For some, working from home means going down to a basement and sitting in an uncomfortable chair with a small laptop monitor on top of an unstable foldable table or cardboard box. For others, it means working in a beautifully lit room, with dual monitors, an ergonomic chair and an expensive DSLR camera aimed at you to make your video as crisp as real life. Clearly, these two people will have very different experiences working from home. For those companies that embrace remote work, investing in your teams at-home setups should be a priority, otherwise the outcome might not be what everyone is expecting.

Beyond the physical setup, there are also the realities that different people face when it comes to responsibilities at home. For some this means taking care of children or an elderly parent. Regardless of whether you have arranged for someone to help you or not, it’s very hard to not get interrupted if you’re trying to work with your child calling your name from the other room or even worse across the dining table. In a way, the flexibility of remote work can become a double edged sword unless you are very deliberate in the way you approach it.

Different roles and different personalities have different needs

When it comes to ways of working and communicating, we’re not all created equal. Some people are extroverts and they get their energy from interacting with others, while others are more introverted and enjoy having some alone time to gather their thoughts and be productive. At the same time, many people really identify with their work relationships and spending time with friends from work is critical for their wellbeing. Others might have a different approach to work relationships, always keeping a distance because their support network comes from friends outside of work or from family. Neither one is right or wrong, but the effects of not having an office will impact them very differently.

Furthermore, different disciplines approach their work settings differently, because they each have different needs. A well run remote engineering team has a well documented backlog. They also have clearly scoped stories with their corresponding design assets as well as success criteria for the delivery of those tasks. The team works together during the sprint planning session to assign points to each story, thus determining what they can commit to for the following sprint. Under this setup, the best working environment for engineers tends to be a quiet, calm place where they can work uninterrupted and get in the zone.

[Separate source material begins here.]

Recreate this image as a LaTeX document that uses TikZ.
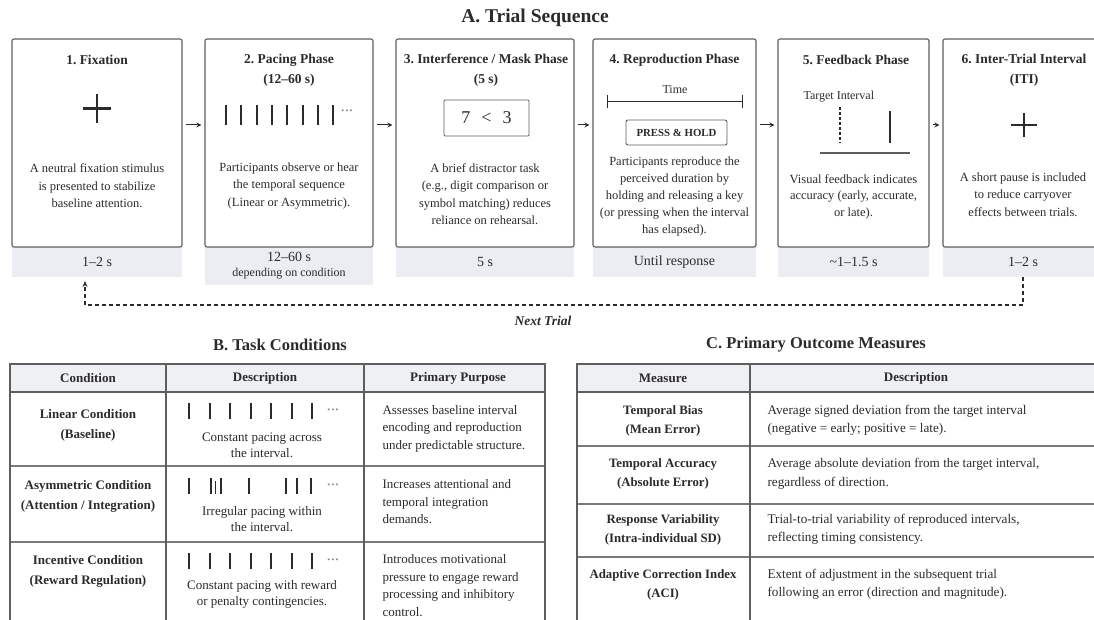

Remote work can be perfect for doing deep work as an engineer (as long as you take care of the two points above).

Other professions require much more interaction on a day to day basis to be productive. For example, groups of architects who need to comment on a given design, building a visual representation through collaborative brainstorming. For these people, working from home can be more challenging. Needless to say, this could also be done remotely, but it would require different tools and a retraining on how to work to be effective. One could argue that a creative process can happen both synchronously through a live discussion or asynchronously through comments on a shared virtual workspace, but then it becomes a question of style. Many people are used to working in a certain way and that feels better and more productive to them.

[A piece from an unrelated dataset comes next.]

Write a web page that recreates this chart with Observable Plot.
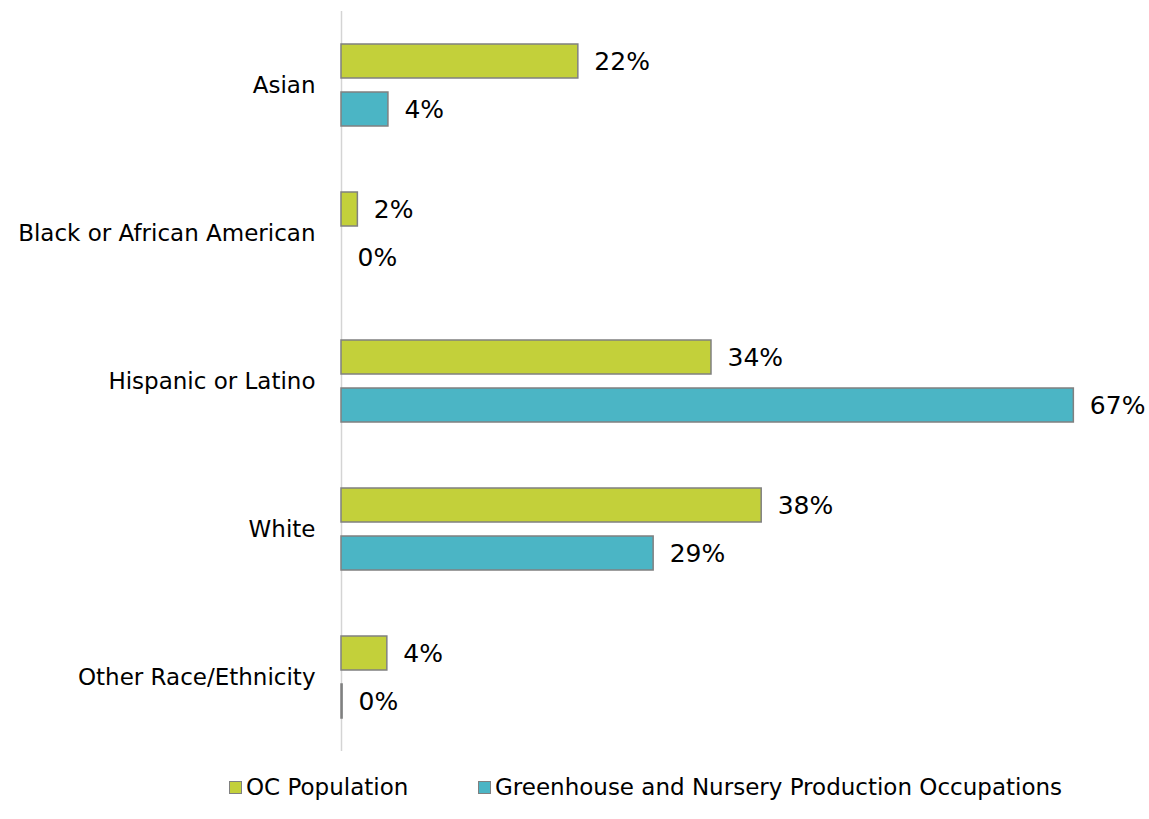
<!DOCTYPE html>
<html>
<head>
<meta charset="utf-8">
<script src="https://cdn.jsdelivr.net/npm/d3@7"></script>
<script src="https://cdn.jsdelivr.net/npm/@observablehq/plot@0.6"></script>
<style>
  body { margin: 0; background: #fff; font-family: "DejaVu Sans", sans-serif; }
  #chart { position: relative; width: 1149px; height: 819px; }
  .legend { position: absolute; left: 0; top: 774px; width: 1149px; height: 26px; font-size: 23px; line-height: 26px; color: #000; }
  .legend .item { position: absolute; top: 0; display: flex; align-items: center; white-space: nowrap; }
  .legend .sw { width: 13px; height: 13px; border: 1.5px solid #808080; margin-right: 4px; box-sizing: border-box; }
</style>
</head>
<body>
<div id="chart"></div>
<script>
const categories = ["Asian", "Black or African American", "Hispanic or Latino", "White", "Other Race/Ethnicity"];
const seriesNames = ["OC Population", "Greenhouse and Nursery Production Occupations"];
const ocPopulation = [21.7, 1.5, 33.9, 38.5, 4.2];
const greenhouse = [4.3, 0, 67.1, 28.6, 0.1];
const ocLabels = ["22%", "2%", "34%", "38%", "4%"];
const greenhouseLabels = ["4%", "0%", "67%", "29%", "0%"];
const colors = ["#C3D03A", "#4BB5C5"];

const rows = [];
categories.forEach((c, i) => {
  rows.push({category: c, series: seriesNames[0], value: ocPopulation[i], label: ocLabels[i]});
  rows.push({category: c, series: seriesNames[1], value: greenhouse[i], label: greenhouseLabels[i]});
});

const plot = Plot.plot({
  width: 1149,
  height: 760,
  marginLeft: 341,
  marginRight: 44,
  marginTop: 10,
  marginBottom: 8,
  style: {fontFamily: "DejaVu Sans, sans-serif", fontSize: "23px", color: "#000", background: "#fff"},
  facet: {data: rows, y: "category"},
  fy: {domain: categories, axis: "left", tickSize: 0, tickPadding: 26, label: null, padding: 0},
  y: {domain: seriesNames, axis: null, paddingInner: 0.29, paddingOuter: 0.67},
  x: {domain: [0, 70], axis: null},
  color: {domain: seriesNames, range: colors},
  marks: [
    Plot.ruleX([0], {stroke: "#d4d4d4", strokeWidth: 1.5}),
    Plot.barX(rows, {x: "value", y: "series", fill: "series", stroke: "#808080", strokeWidth: 1.5}),
    Plot.text(rows, {x: "value", y: "series", text: "label", textAnchor: "start", dx: 16, fontSize: 25, fill: "#000"})
  ]
});
document.getElementById("chart").appendChild(plot);

const legendLeft = [229, 478];
const legend = document.createElement("div");
legend.className = "legend";
seriesNames.forEach((s, i) => {
  const item = document.createElement("div");
  item.className = "item";
  item.style.left = legendLeft[i] + "px";
  const sw = document.createElement("span");
  sw.className = "sw";
  sw.style.background = colors[i];
  const t = document.createElement("span");
  t.textContent = s;
  item.appendChild(sw);
  item.appendChild(t);
  legend.appendChild(item);
});
document.getElementById("chart").appendChild(legend);
</script>
</body>
</html>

What is the answer to make remote work work?

When it comes to remote work, things don’t have to be all or nothing. For certain teams, fully remote and asynchronous might be the answer, but that’s not the case for every person or every team.

According to a survey by JLL of over 2000 office workers worldwide, 3 in 4 workers want to return to the office. We have learned a lot during the last year and people’s thinking about what purpose the office serves for them has evolved. Most people want to go back in a hybrid model, where they get to work from home a few days a week. Making sure you offer your team the flexibility they need and take into account personalities and roles to ensure they can work effectively in this new normal of work. Remote work is here to stay and you need to have a plan to make it work for your company.